Вслед за газетами на улицу вернулись и трамваи; только теперь задрапированные красными флагами и транспарантами с призывами и лозунгами, такими, например, как «Да здравствует республика!». Джеймс Хоктелинг видел, как первый из таких трамваев переезжал через Троицкий мост с Петроградской стороны, «в нем играл оркестр, а наверху реял большой красный транспарант: «Землю и волю – народу»{487}. Все в Петрограде были рады возобновлению работы городского транспорта, и знакомые трамваи на улицах, казалось, окончательно подтверждали, что жизнь наконец вернулась в нормальное русло. Это, однако, было достигнуто не без труда: Петроградский Совет был вынужден обратиться к населению с призывом: «В связи с захватом жителями во время остановки трамвайного движения в дни восстания ручек для управления вагонами… всем гражданам предлагается… немедленно возвратить дежурным агентам Службы движения указанные ручки». Журналист Клод Анэ, ежедневно в поисках тем для статей проходивший 20–27 километров пешком, вздохнул с облегчением: «Если бы революция продолжилась, у меня бы ноги стали, как у сельского почтальона»{488}.

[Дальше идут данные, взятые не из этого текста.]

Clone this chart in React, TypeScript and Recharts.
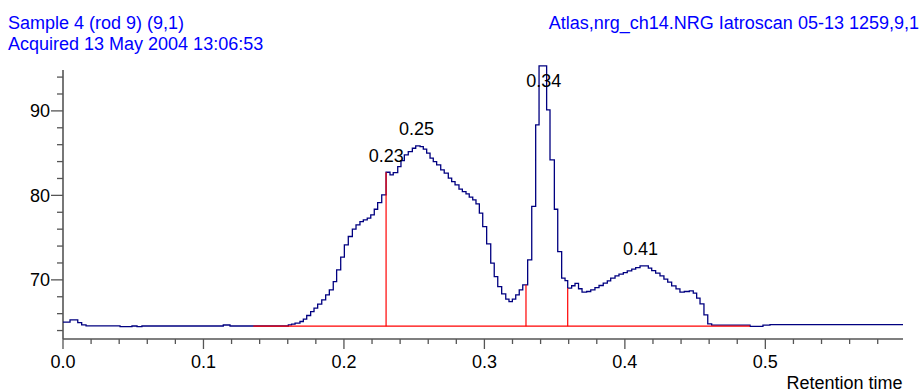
import React from 'react';
import { LineChart, Line, XAxis, YAxis, ReferenceLine, ReferenceDot } from 'recharts';

// Step-change times (retention time) and detector signal
const times = [
  0, 0.005, 0.0105, 0.0133, 0.0164, 0.0406, 0.0491, 0.0527, 0.0562, 0.1141, 0.1189,
  0.1604, 0.1627, 0.1652, 0.1687, 0.1711, 0.1735, 0.1763, 0.1787, 0.1813, 0.1842, 0.187, 0.1896, 0.1924,
  0.1948, 0.1977, 0.2003, 0.2031, 0.206, 0.2086, 0.2114, 0.2138, 0.2166, 0.2191, 0.2216, 0.224, 0.2269,
  0.23, 0.2328, 0.2351, 0.2383, 0.2406, 0.243, 0.2458, 0.2487, 0.2511, 0.2542, 0.2565, 0.2589, 0.2613,
  0.2636, 0.266, 0.2689, 0.2714, 0.2743, 0.2767, 0.2791, 0.2819, 0.2843, 0.2869, 0.2892, 0.2917, 0.294,
  0.2964, 0.2988, 0.3016, 0.3045, 0.307, 0.3095, 0.3123, 0.3152, 0.3175, 0.3199, 0.3223, 0.3248, 0.3273,
  0.3308, 0.3337, 0.3365, 0.3389, 0.3443, 0.3467, 0.3498, 0.3522, 0.355, 0.3574,
  0.3593, 0.3621, 0.3645, 0.367, 0.3695, 0.3728, 0.3757, 0.3787, 0.3816, 0.3846, 0.3875, 0.3899, 0.393,
  0.3958, 0.3989, 0.4017, 0.4049, 0.4077, 0.4108,
  0.4167, 0.4191, 0.4219, 0.425, 0.4278, 0.4305, 0.4333, 0.4364, 0.4392, 0.4423, 0.4459, 0.4487, 0.4511,
  0.4535, 0.4563, 0.459, 0.4618,
  0.4891, 0.4983, 0.5033, 0.598,
];

const signal = [
  65.0, 65.27, 64.95, 64.67, 64.56, 64.47, 64.54, 64.47, 64.54, 64.66, 64.54,
  64.68, 64.76, 64.87, 65.07, 65.35, 65.78, 66.25, 66.65, 67.12, 67.63, 68.22, 68.82, 69.8,
  71.18, 72.69, 74.14, 75.13, 76.0, 76.51, 76.9, 77.1, 77.3, 77.69, 78.36, 79.15, 80.06,
  82.74, 82.43, 82.7, 83.4, 84.12, 84.8, 85.19, 85.58, 85.86, 85.78, 85.47, 85.0, 84.4,
  84.0, 83.6, 83.02, 82.63, 82.04, 81.63, 81.24, 80.73, 80.45, 80.18, 79.79, 79.47, 79.0,
  77.89, 76.31, 74.26, 71.98, 70.39, 69.21, 68.34, 67.71, 67.43, 67.71, 68.22, 68.82, 69.41,
  72.37, 78.7, 88.34, 95.33, 90.12, 84.2, 78.36, 73.35, 70.2, 69.92,
  69.01, 69.3, 69.58, 68.95, 68.55, 68.62, 68.82, 69.09, 69.33, 69.61, 69.88, 70.2, 70.47,
  70.67, 70.86, 71.07, 71.26, 71.46, 71.66,
  71.38, 71.1, 70.79, 70.47, 70.08, 69.73, 69.29, 68.93, 68.54, 68.62, 68.7, 68.42, 67.83,
  67.16, 65.86, 64.79, 64.64,
  64.5, 64.64, 64.71, 64.71,
];

const xTicks = [
  0, 0.02, 0.04, 0.06, 0.08, 0.1, 0.12, 0.14, 0.16, 0.18, 0.2, 0.22, 0.24, 0.26, 0.28, 0.3,
  0.32, 0.34, 0.36, 0.38, 0.4, 0.42, 0.44, 0.46, 0.48, 0.5, 0.52, 0.54, 0.56, 0.58,
];
const yTicks = [64, 66, 68, 70, 72, 74, 76, 78, 80, 82, 84, 86, 88, 90, 92, 94];

const peakLabels = ['0.23', '0.25', '0.34', '0.41'];
const peakLabelTimes = [0.2302, 0.2516, 0.3422, 0.4112];
const peakLabelLevels = [84.73, 87.87, 93.53, 73.69];

const boundaryTimes = [0.23, 0.3296, 0.3593];
const boundaryTops = [82.74, 69.41, 69.01];
const baselineStart = 0.1355;
const baselineEnd = 0.4891;
const baselineLevel = 64.52;

const X_MAX = 0.598;
const Y_MIN = 63;
const Y_MAX = 95.55;
const Y_AXIS_TOP = 94.85;

const FONT = '"Liberation Sans", Arial, Helvetica, sans-serif';
const AXIS = '#555555';
const TEXT_BLUE = '#0000ff';

const XTick = (props: any) => {
  const { x, y, payload } = props;
  const v = payload.value;
  const major = Math.abs(v * 10 - Math.round(v * 10)) < 1e-6;
  return (
    <g>
      <line x1={x} x2={x} y1={y} y2={y + (major ? 10 : 5)} stroke={AXIS} strokeWidth={1.3} />
      {major && (
        <text x={x} y={y + 29.3} textAnchor="middle" fontSize={18} fill="#000" fontFamily={FONT}>
          {v.toFixed(1)}
        </text>
      )}
    </g>
  );
};

const YTick = (props: any) => {
  const { x, y, payload } = props;
  const v = payload.value;
  const major = v % 10 === 0;
  return (
    <g>
      <line x1={x - (major ? 12 : 6)} x2={x} y1={y} y2={y} stroke={AXIS} strokeWidth={1.3} />
      {major && (
        <text x={x - 13} y={y + 6.4} textAnchor="end" fontSize={18} fill="#000" fontFamily={FONT}>
          {v}
        </text>
      )}
    </g>
  );
};

export default function App() {
  const data = times.map((t, i) => ({ t, v: signal[i] }));
  return (
    <div style={{ position: 'absolute', left: 0, top: 0, width: 922, height: 392, fontFamily: FONT, background: '#fff' }}>
      <LineChart
        width={922}
        height={392}
        data={data}
        margin={{ top: 64, right: 19, bottom: 0, left: 0 }}
        style={{ fontFamily: FONT }}
      >
        <XAxis
          type="number"
          dataKey="t"
          domain={[0, X_MAX]}
          ticks={xTicks}
          interval={0}
          tickSize={0}
          tickMargin={0}
          height={53}
          tick={<XTick />}
          tickLine={false}
          axisLine={{ stroke: AXIS, strokeWidth: 1.6 }}
        />
        <YAxis
          type="number"
          domain={[Y_MIN, Y_MAX]}
          ticks={yTicks}
          interval={0}
          tickSize={0}
          tickMargin={0}
          width={63}
          tick={<YTick />}
          tickLine={false}
          axisLine={false}
        />
        <ReferenceLine
          segment={[{ x: 0, y: Y_MIN }, { x: 0, y: Y_AXIS_TOP }]}
          stroke={AXIS}
          strokeWidth={1.6}
          ifOverflow="visible"
        />
        <Line
          type="stepAfter"
          dataKey="v"
          stroke="#000080"
          strokeWidth={1.3}
          dot={false}
          activeDot={false}
          isAnimationActive={false}
        />
        <ReferenceLine
          segment={[{ x: baselineStart, y: baselineLevel }, { x: baselineEnd, y: baselineLevel }]}
          stroke="#ff0000"
          strokeWidth={1.2}
          ifOverflow="visible"
        />
        {boundaryTimes.map((bt, i) => (
          <ReferenceLine
            key={'b' + i}
            segment={[{ x: bt, y: baselineLevel }, { x: bt, y: boundaryTops[i] }]}
            stroke="#ff0000"
            strokeWidth={1.2}
            ifOverflow="visible"
          />
        ))}
        {peakLabels.map((lab, i) => (
          <ReferenceDot
            key={'p' + i}
            x={peakLabelTimes[i]}
            y={peakLabelLevels[i]}
            r={0}
            fill="none"
            stroke="none"
            ifOverflow="visible"
            label={{ value: lab, position: 'center', fontSize: 18, fill: '#000', fontFamily: FONT }}
          />
        ))}
      </LineChart>
      <div style={{ position: 'absolute', left: 8, top: 14, fontSize: 18, lineHeight: '18px', color: TEXT_BLUE, whiteSpace: 'nowrap' }}>
        Sample 4 (rod 9) (9,1)
      </div>
      <div style={{ position: 'absolute', left: 8, top: 35, fontSize: 18, lineHeight: '18px', color: TEXT_BLUE, whiteSpace: 'nowrap' }}>
        Acquired 13 May 2004 13:06:53
      </div>
      <div style={{ position: 'absolute', right: 3, top: 14, fontSize: 18, lineHeight: '18px', color: TEXT_BLUE, whiteSpace: 'nowrap' }}>
        Atlas,nrg_ch14.NRG Iatroscan 05-13 1259,9,1
      </div>
      <div style={{ position: 'absolute', right: 19.5, top: 375, fontSize: 18, lineHeight: '16px', color: '#000', whiteSpace: 'nowrap' }}>
        Retention time
      </div>
    </div>
  );
}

В то время как большинство иностранцев приветствовали постепенное возобновление работы городских служб с определенным (зачастую насмешливым) скепсисом, были среди них и те, кто остался неисправимым, безнадежным оптимистом, восторгавшимся замечательной новой эрой в России. Так, Гарольд Уильямс, петроградский корреспондент издания «Дейли кроникл», убежденный пацифист и социалист, который раньше был членом методистской церкви, разделял восторженное отношение Артура Рэнсома к происходившим в России событиям, взахлеб рассказывая об «обилии братских чувств» на улицах и о том, как «сильное чувство общей ответственности за обеспечение порядка объединило все классы в одну великую армию свободы». Он утверждал, что жизнь в России «бурлит исцеляющим, очищающим потоком. Никогда еще ни в одной стране в мире не было так интересно, как сейчас в России. Старики говорят: «Ныне отпущаеши»[65], – а молодежь поет на рассвете, и я встречал здесь много мужчин и женщин, испытывавших смиренное чувство благодарения»{489}.

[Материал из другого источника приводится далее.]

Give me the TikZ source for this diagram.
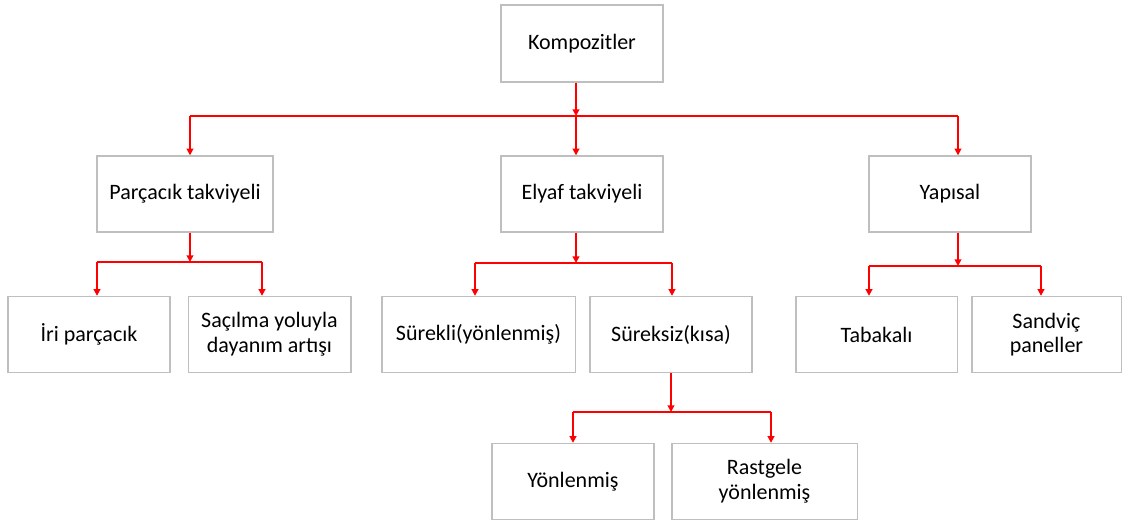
\documentclass[tikz,border=0pt]{standalone}
\usepackage{fontspec}
\setmainfont{Carlito}
\usetikzlibrary{arrows.meta}
\definecolor{boxgray}{RGB}{191,191,191}
\definecolor{linkred}{RGB}{255,0,0}
\tikzset{every picture/.style={line width=0.75pt}}
\tikzset{
  box/.style={draw=boxgray, line width=1pt, align=center, inner sep=0pt,
    minimum height=57pt, font=\fontsize{16.5}{18.5}\selectfont},
  wire/.style={draw=linkred, line width=1.5pt},
  link/.style={wire, -{Triangle[length=5pt,width=5pt]}}
}

\begin{document}
\begin{tikzpicture}[x=0.75pt,y=0.75pt,yscale=-1,xscale=1]
\useasboundingbox (0,0) rectangle (1129,525);

% Boxes
\node [box, minimum width=121.5pt, minimum height=57.75pt] (komp) at (582,43.5) {Kompozitler};
\node [box, minimum width=132pt] (parcacik) at (185,194) {Parçacık takviyeli};
\node [box, minimum width=121.5pt] (elyaf) at (582,194) {Elyaf takviyeli};
\node [box, minimum width=121.5pt] (yapisal) at (950,194) {Yapısal};
\node [box, minimum width=121.5pt] (iri) at (89,334.5) {İri parçacık};
\node [box, minimum width=122pt] (sacilma) at (269.5,334.5) {Saçılma yoluyla\\dayanım artışı};
\node [box, minimum width=145pt] (surekli) at (478.5,334.5) {Sürekli(yönlenmiş)};
\node [box, minimum width=121.5pt] (sureksiz) at (671,334.5) {Süreksiz(kısa)};
\node [box, minimum width=121pt] (tabakali) at (876.5,334.5) {Tabakalı};
\node [box, minimum width=112pt] (sandvic) at (1046.5,334.5) {Sandviç\\paneller};
\node [box, minimum width=121.5pt] (yonlenmis) at (573,481.5) {Yönlenmiş};
\node [box, minimum width=139pt] (rastgele) at (764.5,481.5) {Rastgele\\yönlenmiş};

% Junctions
\coordinate (j0) at (576,116);
\coordinate (j0a) at (190,116);
\coordinate (j0b) at (958,116);
\coordinate (j1) at (190,262);
\coordinate (j1a) at (97,262);
\coordinate (j1b) at (262,262);
\coordinate (j2) at (576,263);
\coordinate (j2a) at (475,263);
\coordinate (j2b) at (672,263);
\coordinate (j3) at (958,266);
\coordinate (j3a) at (869,266);
\coordinate (j3b) at (1041,266);
\coordinate (j4) at (671,412);
\coordinate (j4a) at (573,412);
\coordinate (j4b) at (771,412);

% Connectors
\draw [wire] (j0a) -- (j0b);
\draw [link] (komp.south -| j0) -- (j0);
\draw [link] (j0a) -- (j0a |- parcacik.north);
\draw [link] (j0) -- (j0 |- elyaf.north);
\draw [link] (j0b) -- (j0b |- yapisal.north);

\draw [wire] (j1a) -- (j1b);
\draw [link] (parcacik.south -| j1) -- (j1);
\draw [link] (j1a) -- (j1a |- iri.north);
\draw [link] (j1b) -- (j1b |- sacilma.north);

\draw [wire] (j2a) -- (j2b);
\draw [link] (elyaf.south -| j2) -- (j2);
\draw [link] (j2a) -- (j2a |- surekli.north);
\draw [link] (j2b) -- (j2b |- sureksiz.north);

\draw [wire] (j3a) -- (j3b);
\draw [link] (yapisal.south -| j3) -- (j3);
\draw [link] (j3a) -- (j3a |- tabakali.north);
\draw [link] (j3b) -- (j3b |- sandvic.north);

\draw [wire] (j4a) -- (j4b);
\draw [link] (sureksiz.south -| j4) -- (j4);
\draw [link] (j4a) -- (j4a |- yonlenmis.north);
\draw [link] (j4b) -- (j4b |- rastgele.north);

\end{tikzpicture}
\end{document}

Вновь вернувшиеся в город иностранцы были поражены произошедшими в нем коренными переменами. Так, англо-ирландский журналист Роберт Крозье Лонг, появившийся в Петрограде 7 марта, был удивлен «беспримерными изменениями в социальной и общественной жизни, к которым в течение недели привела революция в самой деспотичной в Европе и жестко разделенной на классы стране»{490}. «Я обнаружил, что столица была опьянена свободой, – вспоминал американский журналист Исаак Маркоссон, который ранее освещал ход боевых действий на Западном фронте. – Люди не верят в свое освобождение»{491}. Маркоссону это продолжавшееся невероятное состояние эйфории напомнило атмосферу «в Нью-Йорке в ночь перед президентскими выборами, но с той разницей, что здесь результаты «выборов» постоянно нарастали, и победителем был, казалось, весь мир».